Grainger Creative Research Residency 2023 - Monica Lim

Image of Monica_Headshot_Credits_Eamon_Donnelly
Image of Monica Lim by Eamon Donnelly


Monica Lim – SIMULACRA (July to December 2023)

We live in an age of Simulacra, where versions of ourselves are created, multiplied, stored, transformed and shared, often without our knowledge or consent. We fear losing our humanness, individually and as a species, not knowing whether the thing we encounter is real or merely a symbol of what was once real.

Ideas of simulacra, copying and repetition appear in the Grainger Museum’s collection and Percy Grainger’s musical output with striking frequency. These range from the multiple iterations of his own compositions to myriad typed duplicates of letters and archival documents, endless hectograph and photostat copies of scores, to replications of the physical form in photographs and mannequins.

As part of the Grainger Museum’s Creative Research in Residency program, Simulacra will be an amalgamation between resident researcher Monica Lim, the Grainger Museum and students from the Faculty of Fine Arts and Music, VCA Dance and the School of Computing and Information Systems in much the same way that Artificial Intelligence is the amalgamation of many peoples’ bodies, knowledge, thoughts and creativity.

Biography:

Monica is a Melbourne-based sound artist, researcher and composer. She is interested in cross-disciplinary forms and the intersection of new technologies with music. Her work spans and combines theatre, contemporary dance, installations, video, ensemble performance, Extended Reality, AI and gaming technology, and has been presented at Arts House, AsiaTOPA, Science Gallery Melbourne, White Night, Melbourne Fringe, Bundoora Homestead Arts Centre, Liquid Architecture and Arts Centre Melbourne as well as international symposiums such as ISEA (International Symposium for Electronic Arts) and NIME (New Interfaces for Musical Expression). She has worked extensively in cross-cultural collaborations, particularly with artists from Southeast Asia, with a deep curiosity about cultural traditions and their potential collision with new technologies in order to break down false divisions between traditional/new media art.
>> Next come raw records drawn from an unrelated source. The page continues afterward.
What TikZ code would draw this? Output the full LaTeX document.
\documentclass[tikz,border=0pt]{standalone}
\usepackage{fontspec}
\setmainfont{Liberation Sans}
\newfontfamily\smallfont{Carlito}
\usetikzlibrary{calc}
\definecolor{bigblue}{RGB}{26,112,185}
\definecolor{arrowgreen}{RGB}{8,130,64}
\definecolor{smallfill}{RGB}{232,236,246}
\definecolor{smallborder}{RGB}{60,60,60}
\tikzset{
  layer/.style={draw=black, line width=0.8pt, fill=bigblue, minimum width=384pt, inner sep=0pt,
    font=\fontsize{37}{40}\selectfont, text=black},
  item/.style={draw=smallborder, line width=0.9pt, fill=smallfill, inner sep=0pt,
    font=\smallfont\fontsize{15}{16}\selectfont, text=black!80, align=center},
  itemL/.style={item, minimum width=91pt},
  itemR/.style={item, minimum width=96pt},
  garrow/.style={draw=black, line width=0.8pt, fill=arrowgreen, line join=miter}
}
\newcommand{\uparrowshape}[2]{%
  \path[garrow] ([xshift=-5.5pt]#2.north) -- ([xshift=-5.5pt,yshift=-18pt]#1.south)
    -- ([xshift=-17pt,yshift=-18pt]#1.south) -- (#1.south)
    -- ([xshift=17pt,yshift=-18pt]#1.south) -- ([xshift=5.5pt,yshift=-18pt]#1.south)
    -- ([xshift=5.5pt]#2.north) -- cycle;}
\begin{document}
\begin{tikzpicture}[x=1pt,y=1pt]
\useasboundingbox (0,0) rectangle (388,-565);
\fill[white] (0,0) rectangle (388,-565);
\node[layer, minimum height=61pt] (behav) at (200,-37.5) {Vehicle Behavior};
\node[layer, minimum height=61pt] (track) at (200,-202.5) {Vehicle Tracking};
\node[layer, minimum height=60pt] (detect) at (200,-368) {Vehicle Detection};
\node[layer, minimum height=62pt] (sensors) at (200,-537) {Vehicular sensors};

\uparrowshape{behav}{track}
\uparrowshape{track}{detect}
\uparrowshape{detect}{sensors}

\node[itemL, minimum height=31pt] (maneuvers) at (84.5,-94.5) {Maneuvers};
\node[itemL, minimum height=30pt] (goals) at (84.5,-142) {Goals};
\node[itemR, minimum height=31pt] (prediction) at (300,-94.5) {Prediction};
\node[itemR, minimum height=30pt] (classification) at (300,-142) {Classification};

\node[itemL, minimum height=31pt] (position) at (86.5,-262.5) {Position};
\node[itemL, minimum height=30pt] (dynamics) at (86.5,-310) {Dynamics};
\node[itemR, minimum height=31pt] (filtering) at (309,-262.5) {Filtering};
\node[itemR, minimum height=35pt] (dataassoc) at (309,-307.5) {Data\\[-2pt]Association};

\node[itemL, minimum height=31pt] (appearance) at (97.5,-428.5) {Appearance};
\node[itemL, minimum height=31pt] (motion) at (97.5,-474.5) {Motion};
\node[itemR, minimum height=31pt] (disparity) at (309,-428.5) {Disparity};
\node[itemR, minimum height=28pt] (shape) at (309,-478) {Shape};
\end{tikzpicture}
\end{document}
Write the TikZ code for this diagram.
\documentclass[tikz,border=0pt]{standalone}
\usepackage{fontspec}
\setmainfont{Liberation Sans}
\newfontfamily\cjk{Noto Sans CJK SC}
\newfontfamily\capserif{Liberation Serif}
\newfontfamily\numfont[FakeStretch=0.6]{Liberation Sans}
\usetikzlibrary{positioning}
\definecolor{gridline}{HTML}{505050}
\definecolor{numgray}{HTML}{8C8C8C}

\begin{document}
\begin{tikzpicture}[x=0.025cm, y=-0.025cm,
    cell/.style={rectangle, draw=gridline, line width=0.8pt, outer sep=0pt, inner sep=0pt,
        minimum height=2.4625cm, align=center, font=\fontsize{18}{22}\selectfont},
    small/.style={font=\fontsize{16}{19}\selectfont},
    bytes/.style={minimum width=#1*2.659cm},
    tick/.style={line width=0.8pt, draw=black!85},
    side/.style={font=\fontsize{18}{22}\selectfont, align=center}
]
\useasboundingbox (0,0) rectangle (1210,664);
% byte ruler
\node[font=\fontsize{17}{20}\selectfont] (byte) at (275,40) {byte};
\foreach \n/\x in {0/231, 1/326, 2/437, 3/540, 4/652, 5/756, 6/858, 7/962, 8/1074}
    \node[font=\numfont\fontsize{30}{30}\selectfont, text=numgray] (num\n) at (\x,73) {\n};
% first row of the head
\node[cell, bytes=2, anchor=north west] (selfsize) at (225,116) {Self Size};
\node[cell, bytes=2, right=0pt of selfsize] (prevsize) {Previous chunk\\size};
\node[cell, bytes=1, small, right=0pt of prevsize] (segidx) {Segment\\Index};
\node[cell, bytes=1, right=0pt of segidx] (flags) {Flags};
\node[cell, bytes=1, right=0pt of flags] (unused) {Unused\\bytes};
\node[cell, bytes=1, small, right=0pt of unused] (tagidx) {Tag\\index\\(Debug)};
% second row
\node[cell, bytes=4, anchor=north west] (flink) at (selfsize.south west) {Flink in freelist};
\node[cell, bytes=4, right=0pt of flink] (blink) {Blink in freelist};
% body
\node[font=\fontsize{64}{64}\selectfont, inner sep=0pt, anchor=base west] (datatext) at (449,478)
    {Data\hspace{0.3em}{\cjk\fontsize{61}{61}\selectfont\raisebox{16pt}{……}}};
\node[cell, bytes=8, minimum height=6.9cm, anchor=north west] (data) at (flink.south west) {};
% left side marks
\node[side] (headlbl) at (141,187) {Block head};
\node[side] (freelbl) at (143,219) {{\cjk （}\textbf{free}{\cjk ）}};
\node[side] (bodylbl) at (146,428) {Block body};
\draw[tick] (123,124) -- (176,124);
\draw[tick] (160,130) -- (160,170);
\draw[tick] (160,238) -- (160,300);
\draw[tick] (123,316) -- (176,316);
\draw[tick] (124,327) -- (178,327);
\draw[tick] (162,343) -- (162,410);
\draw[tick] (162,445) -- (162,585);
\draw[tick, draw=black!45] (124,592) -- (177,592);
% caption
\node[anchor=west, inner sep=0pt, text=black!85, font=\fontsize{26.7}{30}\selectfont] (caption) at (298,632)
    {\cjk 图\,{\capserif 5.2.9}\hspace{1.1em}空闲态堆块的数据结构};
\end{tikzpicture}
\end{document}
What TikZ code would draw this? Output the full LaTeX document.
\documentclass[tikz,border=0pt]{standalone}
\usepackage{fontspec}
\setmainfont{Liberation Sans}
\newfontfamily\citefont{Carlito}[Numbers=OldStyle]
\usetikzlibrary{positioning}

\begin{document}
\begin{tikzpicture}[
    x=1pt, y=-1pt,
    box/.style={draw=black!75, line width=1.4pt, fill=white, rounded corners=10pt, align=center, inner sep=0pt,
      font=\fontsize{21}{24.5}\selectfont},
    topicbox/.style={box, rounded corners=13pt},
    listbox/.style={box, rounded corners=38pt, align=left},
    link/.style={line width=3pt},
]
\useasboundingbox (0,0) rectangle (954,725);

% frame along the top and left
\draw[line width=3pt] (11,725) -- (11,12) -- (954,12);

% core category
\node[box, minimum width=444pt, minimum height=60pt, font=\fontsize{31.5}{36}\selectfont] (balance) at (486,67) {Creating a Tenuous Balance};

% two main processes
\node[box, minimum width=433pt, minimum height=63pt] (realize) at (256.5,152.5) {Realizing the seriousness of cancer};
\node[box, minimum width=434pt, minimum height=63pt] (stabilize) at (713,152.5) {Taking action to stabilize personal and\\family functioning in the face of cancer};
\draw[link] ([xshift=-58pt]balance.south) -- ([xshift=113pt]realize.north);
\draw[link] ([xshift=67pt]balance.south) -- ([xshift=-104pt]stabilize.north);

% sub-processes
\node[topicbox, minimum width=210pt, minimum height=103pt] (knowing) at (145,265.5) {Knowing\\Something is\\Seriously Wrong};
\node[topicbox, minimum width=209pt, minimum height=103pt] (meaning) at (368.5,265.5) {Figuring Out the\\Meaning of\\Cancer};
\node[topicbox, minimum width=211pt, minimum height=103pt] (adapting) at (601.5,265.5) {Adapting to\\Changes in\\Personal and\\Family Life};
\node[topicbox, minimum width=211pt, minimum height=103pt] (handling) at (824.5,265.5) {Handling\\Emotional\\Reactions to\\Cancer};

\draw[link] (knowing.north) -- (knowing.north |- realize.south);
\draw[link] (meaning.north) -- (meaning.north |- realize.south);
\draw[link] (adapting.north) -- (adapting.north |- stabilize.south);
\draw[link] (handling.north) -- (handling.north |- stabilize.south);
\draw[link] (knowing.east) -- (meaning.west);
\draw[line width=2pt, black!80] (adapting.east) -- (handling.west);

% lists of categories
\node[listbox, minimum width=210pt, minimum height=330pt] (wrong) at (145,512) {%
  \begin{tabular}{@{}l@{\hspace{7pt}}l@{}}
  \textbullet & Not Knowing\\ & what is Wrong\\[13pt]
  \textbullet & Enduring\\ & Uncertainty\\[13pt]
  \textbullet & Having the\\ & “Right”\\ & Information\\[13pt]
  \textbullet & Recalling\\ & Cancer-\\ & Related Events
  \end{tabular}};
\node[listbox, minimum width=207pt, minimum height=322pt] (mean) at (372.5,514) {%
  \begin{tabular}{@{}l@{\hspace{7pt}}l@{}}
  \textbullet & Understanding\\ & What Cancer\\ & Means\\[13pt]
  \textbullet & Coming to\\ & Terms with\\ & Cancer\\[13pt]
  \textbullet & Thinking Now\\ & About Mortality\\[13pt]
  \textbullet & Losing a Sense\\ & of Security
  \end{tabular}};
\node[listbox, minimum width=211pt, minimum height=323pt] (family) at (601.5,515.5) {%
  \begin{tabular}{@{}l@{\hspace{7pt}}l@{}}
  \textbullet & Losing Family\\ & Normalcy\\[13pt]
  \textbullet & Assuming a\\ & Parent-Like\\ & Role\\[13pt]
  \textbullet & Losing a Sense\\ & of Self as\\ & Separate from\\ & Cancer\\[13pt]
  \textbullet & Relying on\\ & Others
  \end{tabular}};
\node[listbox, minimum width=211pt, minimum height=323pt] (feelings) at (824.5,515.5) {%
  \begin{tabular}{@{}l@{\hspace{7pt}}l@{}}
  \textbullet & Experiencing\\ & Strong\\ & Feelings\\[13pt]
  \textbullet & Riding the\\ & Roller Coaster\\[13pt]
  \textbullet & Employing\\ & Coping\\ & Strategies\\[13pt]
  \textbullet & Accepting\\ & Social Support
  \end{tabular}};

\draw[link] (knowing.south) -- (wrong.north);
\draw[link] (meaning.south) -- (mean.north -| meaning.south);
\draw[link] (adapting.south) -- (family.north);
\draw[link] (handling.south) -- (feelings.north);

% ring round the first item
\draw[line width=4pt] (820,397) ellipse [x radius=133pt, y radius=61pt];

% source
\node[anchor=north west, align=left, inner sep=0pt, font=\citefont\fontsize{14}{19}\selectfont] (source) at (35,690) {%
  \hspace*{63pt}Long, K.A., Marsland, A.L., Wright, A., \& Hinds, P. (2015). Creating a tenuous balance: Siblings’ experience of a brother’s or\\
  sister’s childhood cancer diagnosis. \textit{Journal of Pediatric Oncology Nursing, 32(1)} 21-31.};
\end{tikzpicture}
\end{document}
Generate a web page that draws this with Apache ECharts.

Monica is currently undertaking her PhD in Interactive Composition at the University of Melbourne, researching the body as a site for participatory sound-making. She is part of the research team at VCA Dance’s TrakLAB and the University of Melbourne’s Centre for Artificial Intelligence and Digital Ethics. Within the community, Monica serves on the boards of the Melbourne Recital Centre, the Substation and Liquid Architecture and is co-founder of Project Eleven, a philanthropic initiative which supports the contemporary arts.